Banks in talks with UK regulator about loans for energy suppliers

NatWest and Barclays are in talks with regulators to provide loans that would allow energy suppliers to spread out the costs of taking on the customers of failed rivals, and thereby partially mitigate an impending big spike in household gas and electricity bills this year.

So far 26 energy suppliers have collapsed in the past five months due to soaring wholesale gas and prices — part of a wider “cost of living crisis” that poses a major challenge for prime minister Boris Johnson.

Analysts estimate millions of households’ annual energy bills could rise by more than £700 after a price cap is adjusted upwards in April by industry regulator Ofgem to reflect the higher wholesale prices. But the loans proposal by the watchdog might provide consumers with savings of about £70.

Ofgem in December proposed a third-party financing scheme for energy suppliers taking on the customers of failed rivals.

Under Ofgem’s proposal, bank finance would allow energy companies to spread the expense of absorbing new customers over an extended period of time — rather than have those costs fall on to consumer bills this year.

Companies that have rescued the customers of failed suppliers are entitled to recoup their costs through an industry levy overseen by Ofgem and which goes on consumers’ bills.

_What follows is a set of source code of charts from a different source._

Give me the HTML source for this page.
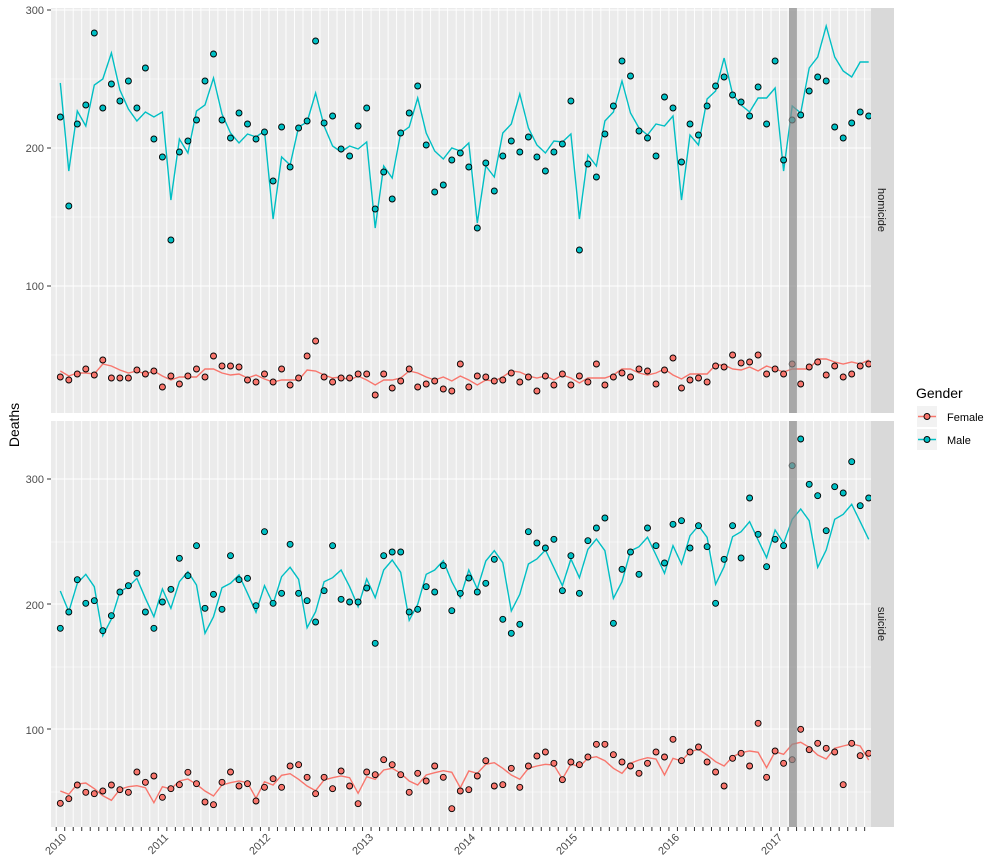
<!DOCTYPE html>
<html><head><meta charset="utf-8">
<style>
html,body{margin:0;padding:0;background:#fff;}
svg{display:block;font-family:"Liberation Sans",Arial,sans-serif;}
</style></head>
<body>
<svg id="s" width="1000" height="868" xmlns="http://www.w3.org/2000/svg">
<rect x="0" y="0" width="1000" height="868" fill="#fff"/>
<rect x="51" y="8" width="820" height="405" fill="#EBEBEB"/>
<rect x="51" y="421" width="820" height="406" fill="#EBEBEB"/>
<g id="grid"></g>
<g id="data"></g>
<rect x="789" y="8" width="8" height="405" fill="#8c8c8c" opacity="0.7"/>
<rect x="789" y="421" width="8" height="406" fill="#8c8c8c" opacity="0.7"/>
<rect x="871" y="8" width="23" height="405" fill="#D9D9D9"/>
<rect x="871" y="421" width="23" height="406" fill="#D9D9D9"/>
<text transform="translate(878,210) rotate(90)" text-anchor="middle" font-size="11" fill="#1a1a1a">homicide</text>
<text transform="translate(878,624) rotate(90)" text-anchor="middle" font-size="11" fill="#1a1a1a">suicide</text>
<g font-size="11" fill="#4d4d4d" text-anchor="end">
<text x="44" y="14">300</text>
<text x="44" y="152">200</text>
<text x="44" y="290">100</text>
<text x="44" y="483">300</text>
<text x="44" y="609">200</text>
<text x="44" y="734">100</text>
</g>
<g stroke="#333" stroke-width="1">
<line x1="47" x2="51" y1="10" y2="10"/><line x1="47" x2="51" y1="148" y2="148"/><line x1="47" x2="51" y1="286" y2="286"/>
<line x1="47" x2="51" y1="479" y2="479"/><line x1="47" x2="51" y1="604" y2="604"/><line x1="47" x2="51" y1="729" y2="729"/>
</g>
<g id="xt"></g>
<g font-size="11" fill="#4d4d4d" text-anchor="end">
<text transform="translate(67,838) rotate(-45)">2010</text>
<text transform="translate(169,838) rotate(-45)">2011</text>
<text transform="translate(271,838) rotate(-45)">2012</text>
<text transform="translate(374,838) rotate(-45)">2013</text>
<text transform="translate(476,838) rotate(-45)">2014</text>
<text transform="translate(578,838) rotate(-45)">2015</text>
<text transform="translate(680,838) rotate(-45)">2016</text>
<text transform="translate(783,838) rotate(-45)">2017</text>
</g>
<text transform="translate(19,425) rotate(-90)" text-anchor="middle" font-size="14" fill="#000">Deaths</text>
<text x="916" y="398" font-size="14" fill="#000">Gender</text>
<rect x="917" y="406" width="20" height="21" fill="#F2F2F2"/>
<rect x="917" y="429" width="20" height="21" fill="#F2F2F2"/>
<line x1="918" x2="936" y1="416.5" y2="416.5" stroke="#F8766D" stroke-width="1.4"/>
<circle cx="927" cy="416.5" r="3" fill="#F8766D" stroke="#000" stroke-width="0.9"/>
<line x1="918" x2="936" y1="439.5" y2="439.5" stroke="#00BFC4" stroke-width="1.4"/>
<circle cx="927" cy="439.5" r="3" fill="#00BFC4" stroke="#000" stroke-width="0.9"/>
<text x="947" y="421" font-size="11" fill="#000">Female</text>
<text x="947" y="444" font-size="11" fill="#000">Male</text>
</svg>
<script>
(function(){
var NS="http://www.w3.org/2000/svg";
function el(p,n,a){var e=document.createElementNS(NS,n);for(var k in a)e.setAttribute(k,a[k]);p.appendChild(e);return e;}
var g=document.getElementById("grid"),d=document.getElementById("data"),xt=document.getElementById("xt");
// horizontal grid
[[8,413,[10,148,286],[79,217,355]],[421,827,[479,604,729],[542,667,792]]].forEach(function(p){
 p[3].forEach(function(y){el(g,"line",{x1:51,x2:871,y1:y,y2:y,stroke:"#fff","stroke-width":0.6});});
 p[2].forEach(function(y){el(g,"line",{x1:51,x2:871,y1:y,y2:y,stroke:"#fff","stroke-width":1.1});});
 for(var i=0;i<96;i++){var x=56.2+8.51*i;el(g,"line",{x1:x,x2:x,y1:p[0],y2:p[1],stroke:"#fff","stroke-width":0.9});}
});
for(var i=0;i<96;i++){var x=56.2+8.51*i;el(xt,"line",{x1:x,x2:x,y1:827,y2:831,stroke:"#333","stroke-width":1});}
function X(i){return 60.3+8.51*i;}
var topM=[117,206,124,105,33,108,84,101,81,108,68,139,157,240,152,141,120,81,54,120,138,113,124,139,132,181,127,167,128,121,41,123,116,149,
156,126,108,209,172,199,133,113,86,145,192,185,160,153,167,228,163,191,156,141,152,137,157,171,152,144,101,250,164,177,134,
106,61,76,131,138,156,97,108,162,124,135,106,86,77,95,102,116,87,124,61,160,120,115,91,77,81,127,138,123,112,116];
var topML=[83,171,111,126,85,79,53,90,109,121,112,117,112,200,139,153,111,105,78,114,133,143,134,137,131,219,157,165,127,122,93,126,146,152,
146,149,142,228,166,178,133,127,98,133,151,159,148,151,143,223,166,177,133,124,94,128,145,153,141,142,134,219,155,166,121,
112,81,113,128,135,124,126,116,200,135,145,99,91,58,94,105,112,98,98,88,171,106,113,68,57,26,57,71,77,62,62];
var topF=[377,380,374,369,375,360,378,378,378,370,374,371,387,376,384,376,369,377,356,366,366,367,380,382,374,382,369,385,378,356,341,377,382,378,
378,374,374,395,374,388,381,369,387,384,381,389,391,364,387,376,377,381,380,373,382,377,391,376,385,374,385,376,382,364,385,
377,373,377,369,371,384,370,358,388,380,378,382,366,367,355,363,362,355,374,369,374,364,384,367,362,375,366,377,374,366,364];
var topFL=[371,376,373,373,374,364,366,370,373,371,374,371,376,380,377,377,377,369,369,373,375,374,378,375,379,382,380,380,380,370,371,375,378,377,
380,376,380,385,380,380,378,371,373,377,380,377,381,376,380,385,380,381,377,371,372,376,378,376,380,375,378,383,378,378,378,
375,369,369,373,375,373,369,375,379,374,374,374,365,365,369,370,367,371,366,369,372,369,369,369,359,359,362,364,362,364,360];
var bM=[640,591,494,565,557,647,602,531,512,475,591,640,561,523,430,482,392,580,538,583,422,494,490,572,350,565,535,388,535,557,621,527,392,553,
561,561,519,685,422,411,411,591,583,515,531,452,587,535,489,531,505,433,613,655,628,350,384,399,373,527,422,535,377,339,309,
625,463,411,478,339,392,444,328,317,399,332,395,565,433,332,429,249,358,455,373,392,152,72,208,242,347,215,234,140,272,249];
var bML=[528,590,505,478,515,662,612,530,515,490,550,605,522,580,500,470,510,655,605,518,505,480,535,592,512,567,485,457,493,638,590,500,488,465,
515,575,492,548,465,435,472,616,568,478,465,437,500,548,465,522,438,407,443,588,538,447,432,405,458,512,432,488,403,372,407,
550,500,408,395,367,420,475,392,447,362,332,367,508,455,365,350,320,375,428,345,385,313,282,317,457,405,313,298,268,320,373];
var bF=[1165,1151,1110,1132,1136,1128,1110,1124,1132,1071,1102,1083,1147,1121,1109,1072,1106,1161,1169,1102,1071,1113,1106,1158,1117,1091,1117,1053,1049,1087,1136,1087,1121,1068,
1113,1166,1071,1079,1034,1049,1079,1132,1075,1098,1053,1087,1181,1128,1124,1083,1037,1113,1109,1060,1117,1053,1023,1011,1045,1094,1041,1049,1026,988,988,
1019,1041,1053,1075,1045,1011,1026,973,1037,1011,996,1041,1071,1113,1030,1015,1053,925,1087,1008,1045,1034,943,1004,985,1000,1011,1109,985,1022,1015];
var bFL=[1128,1138,1107,1104,1121,1142,1156,1123,1115,1112,1118,1163,1115,1122,1098,1092,1108,1128,1143,1110,1103,1098,1103,1150,1100,1110,1081,1076,1093,1113,1127,1095,1088,1083,
1088,1135,1085,1093,1065,1060,1075,1098,1110,1080,1073,1067,1072,1118,1068,1075,1048,1043,1060,1080,1093,1060,1053,1048,1050,1092,1047,1055,1030,1025,1037,
1060,1075,1045,1035,1028,1032,1080,1030,1038,1010,1003,1020,1040,1053,1025,1013,1008,1012,1058,1010,1018,988,982,997,1020,1032,1000,993,987,993,1035];
function conv(a){return a.map(function(z){return 415+z/3;});}
bM=conv(bM);bML=conv(bML);bF=conv(bF);bFL=conv(bFL);
function line(a,c){el(d,"polyline",{points:a.map(function(y,i){return X(i).toFixed(1)+","+y.toFixed(1);}).join(" "),fill:"none",stroke:c,"stroke-width":1.4});}
function pts(a,c){a.forEach(function(y,i){el(d,"circle",{cx:X(i).toFixed(1),cy:y.toFixed(1),r:3,fill:c,stroke:"#000","stroke-width":0.9});});}
var R="#F8766D",T="#00BFC4";
line(topFL,R);line(topML,T);line(bFL,R);line(bML,T);
pts(topF,R);pts(topM,T);pts(bF,R);pts(bM,T);
})();
</script>
</body></html>
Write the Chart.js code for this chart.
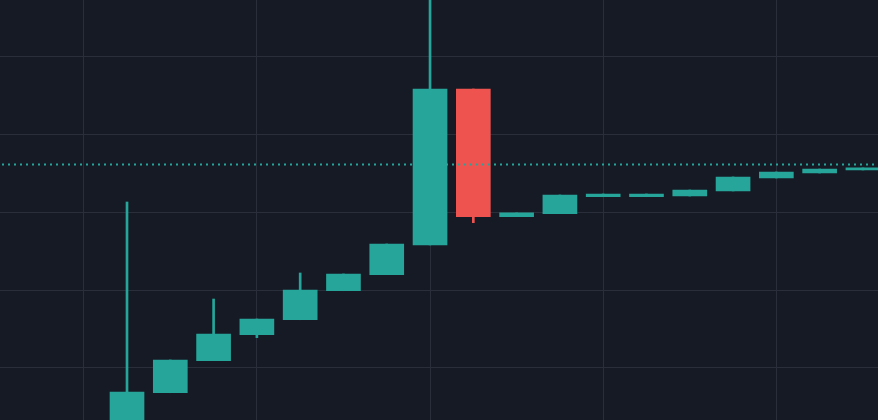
<!DOCTYPE html>
<html>
<head>
<meta charset="utf-8">
<script src="https://cdn.jsdelivr.net/npm/chart.js@4/dist/chart.umd.min.js"></script>
<style>
  html, body { margin: 0; padding: 0; background: #161a25; }
  #wrap { width: 878px; height: 420px; }
</style>
</head>
<body>
<div id="wrap"><canvas id="c"></canvas></div>
<script>
// Candle periods (category labels)
const periods = ['P1','P2','P3','P4','P5','P6','P7','P8','P9','P10','P11','P12','P13','P14','P15','P16','P17','P18'];
// OHLC series values
const opens  = [2.0, 6.82, 10.94, 14.28, 16.21, 19.94, 22.00, 25.82, 45.88, 29.46, 29.85, 32.03, 32.03, 32.12, 32.77, 34.44, 35.08, 35.47];
const highs  = [31.35, 11.03, 18.87, 16.30, 22.22, 22.09, 25.95, 60.0, 45.88, 29.94, 32.25, 32.38, 32.38, 32.89, 34.57, 35.21, 35.59, 35.73];
const lows   = [2.0, 6.82, 10.94, 13.90, 16.21, 19.94, 22.00, 25.82, 28.69, 29.46, 29.85, 32.03, 32.03, 32.12, 32.77, 34.44, 35.08, 35.47];
const closes = [6.91, 11.03, 14.37, 16.30, 20.03, 22.09, 25.95, 45.88, 29.46, 29.94, 32.25, 32.38, 32.38, 32.89, 34.57, 35.21, 35.59, 35.73];
// Current price line
const lastPrice = 36.28;
// Grid tick values (hidden labels)
const yTicks = [10, 20, 30, 40, 50];
const xTicks = [-1, 3, 7, 11, 15];

const UP = '#26a69a', DOWN = '#ef5350';
const colors = opens.map((o, i) => closes[i] >= o ? UP : DOWN);

const bodies = periods.map((p, i) => ({ x: i, y: [opens[i], closes[i]] }));
const wicks  = periods.map((p, i) => ({ x: i, y: [lows[i], highs[i]] }));

const bgPlugin = {
  id: 'bg',
  beforeDraw(chart) {
    const ctx = chart.ctx;
    ctx.save();
    ctx.fillStyle = '#161a25';
    ctx.fillRect(0, 0, chart.width, chart.height);
    ctx.restore();
  }
};
const priceLine = {
  id: 'priceLine',
  afterDatasetsDraw(chart) {
    const ctx = chart.ctx, a = chart.chartArea;
    const y = Math.round(chart.scales.y.getPixelForValue(lastPrice)) + 0.5;
    ctx.save();
    ctx.strokeStyle = UP;
    ctx.lineWidth = 2;
    ctx.setLineDash([2, 4]);
    ctx.beginPath();
    ctx.moveTo(a.left + 2, y);
    ctx.lineTo(a.right, y);
    ctx.stroke();
    ctx.restore();
  }
};

new Chart(document.getElementById('c'), {
  type: 'bar',
  data: {
    datasets: [
      { label: 'wick', data: wicks, backgroundColor: colors, barThickness: 2, borderWidth: 0, borderSkipped: false, grouped: false, order: 2 },
      { label: 'body', data: bodies, backgroundColor: colors, barThickness: 34, borderWidth: 0, borderSkipped: false, grouped: false, order: 1 }
    ]
  },
  options: {
    responsive: true,
    maintainAspectRatio: false,
    animation: false,
    layout: { padding: 0 },
    plugins: { legend: { display: false }, tooltip: { enabled: false } },
    scales: {
      x: {
        type: 'linear',
        min: -2.934, max: 17.348,
        offset: false,
        afterBuildTicks: s => { s.ticks = xTicks.map(v => ({ value: v })); },
        ticks: { display: false },
        grid: { color: '#2a2d3a', lineWidth: 1, drawTicks: false, offset: false },
        border: { display: false }
      },
      y: {
        min: 3.31, max: 57.33,
        afterBuildTicks: s => { s.ticks = yTicks.map(v => ({ value: v })); },
        ticks: { display: false },
        grid: { color: '#2a2d3a', lineWidth: 1, drawTicks: false },
        border: { display: false }
      }
    }
  },
  plugins: [bgPlugin, priceLine]
});
</script>
</body>
</html>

NatWest and Barclays are in discussions with Ofgem, according to people briefed on the situation, and the regulator is also talking to other lenders about potentially taking part in the scheme. Both banks declined to comment.

Although NatWest is still majority-owned by taxpayers, government officials insisted the process was being run by Ofgem, with no interference from ministers.

Ofgem, which has launched a consultation on its third-party financing scheme, said: “We are continuing to work with the industry and several interested parties to deliver the proposals set out . . . last week.”

Separate talks are taking place between the Treasury, the business department and energy industry executives on ways to protect households from a rise in bills which Investec analysts have calculated amounts to £18bn on a combined basis in 2022.

Options include a cut in value added tax on energy bills, or an increase in the warm homes discount for low-income households.

Meanwhile Johnson and chancellor Rishi Sunak on Thursday joined forces to quash calls by a senior minister to scrap a planned £12bn national insurance rise in April, which is intended to fund the NHS and social care.

Jacob Rees-Mogg, leader of the House of Commons, told Johnson’s cabinet on Wednesday the rise should be aborted, saying it could not be justified at a time of surging inflation and soaring energy bills.

The planned increase in national insurance, coupled with a freeze to income tax thresholds, will cost a typical household £600 a year.

But Downing Street said there were “no plans” to delay the increase, which had been agreed by the cabinet “collectively”.

Meanwhile Sunak said money to support the NHS and social care could not be funded by higher public borrowing. “It’s always easy to duck difficult decisions but I don’t think that’s the right thing to do,” he added.

Senior Conservatives believe Johnson may be plotting a cabinet reshuffle in the coming weeks to address some of the weaknesses in his top team, which may include moving Rees-Mogg.

But the intervention by the leading Conservative Brexiter reflects growing Tory angst at the cost of living crisis.

Although Brexit would allow the government to charge a zero VAT rate on energy bills, Johnson said this week it would be a “blunt instrument” benefiting better-off households as well as poorer ones.

“Would it be possible for this government to believe in Conservative views?” Peter Bone, a pro-Brexit Conservative MP said in the Commons on Thursday, urging ministers to remove VAT on energy.

Sunak is under pressure to ease the cost of living crisis across a range of fronts, with some Conservative MPs calling on him to remove “green levies” from energy bills, claiming that would save the average household £200 a year.

To compound the political risk for Johnson, tax rises and higher energy bills will happen in April, just weeks before a round of local elections on May 5 that will be a crucial test of the prime minister’s popularity.